When I was growing up, it was clear that in our middle and high school days, our 'stresses' came from social issues, family problems, and our search for identity. In our children, overwhelmingly, the stress comes from where they are going to go to college. Kids today associate a good college with a good job. CEOs who attended the conference uniformly suggested that the kids in the work force today are not as creative as they have been in the past. To them, it was clear. Overbooking, over-scheduling our kids gives them less time to find out who they are, less time to play, less time to be creative.

The Challenge Success team assured us there is a college for everyone. But my question is this, is there really a college for everyone? We have been filled with fear since our children where in pre-school. There are so many kids vying for so few schools, from pre-school, to independent schools, to colleges. And I am not just talking about top tier schools. We have all heard horror stories about kids with solid GPAs and test scores who could not get into schools we attended. Our kids have heard these same stories and have probably picked up on our stress. So what is the truth in respect to the admissions process for college?

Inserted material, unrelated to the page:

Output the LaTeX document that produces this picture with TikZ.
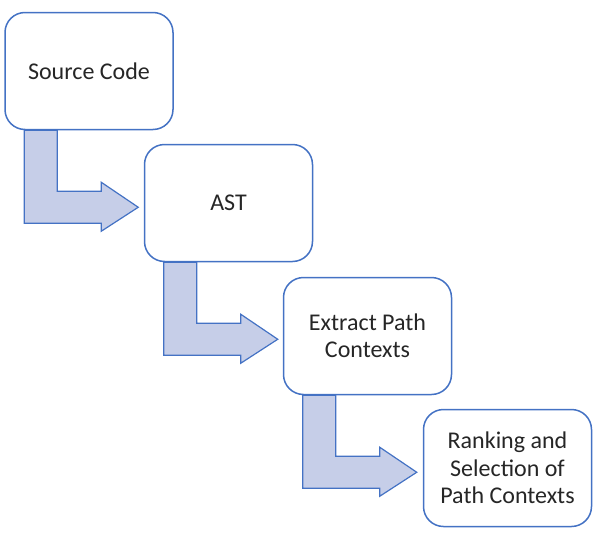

Will attended the seminar with me. He sat in a group of kids from 6th to 12th grade. He said that every kid said the overwhelming stress in their life was where they were going to college.
I find this amazing. Middle school and high school is meant to be a time of exploration and learning. It is a time to fail and learn from our mistakes. It seems that the stakes are too high to allow our kids to fail. Failure is probably more important than success. Through failure we learn resilience. In life, we all know we need to be resilient.

I'm not sure, that as parents or as kids we can rid ourselves of the fears until we fully understand the realities of the college situation. I intend to find out. I am not sure how quite yet, but I feel that we are grappling with issues that are affecting the well being of an entire generation of kids. We are committed to buying organic to keep our kid's bodies healthy, but what are we doing for their souls?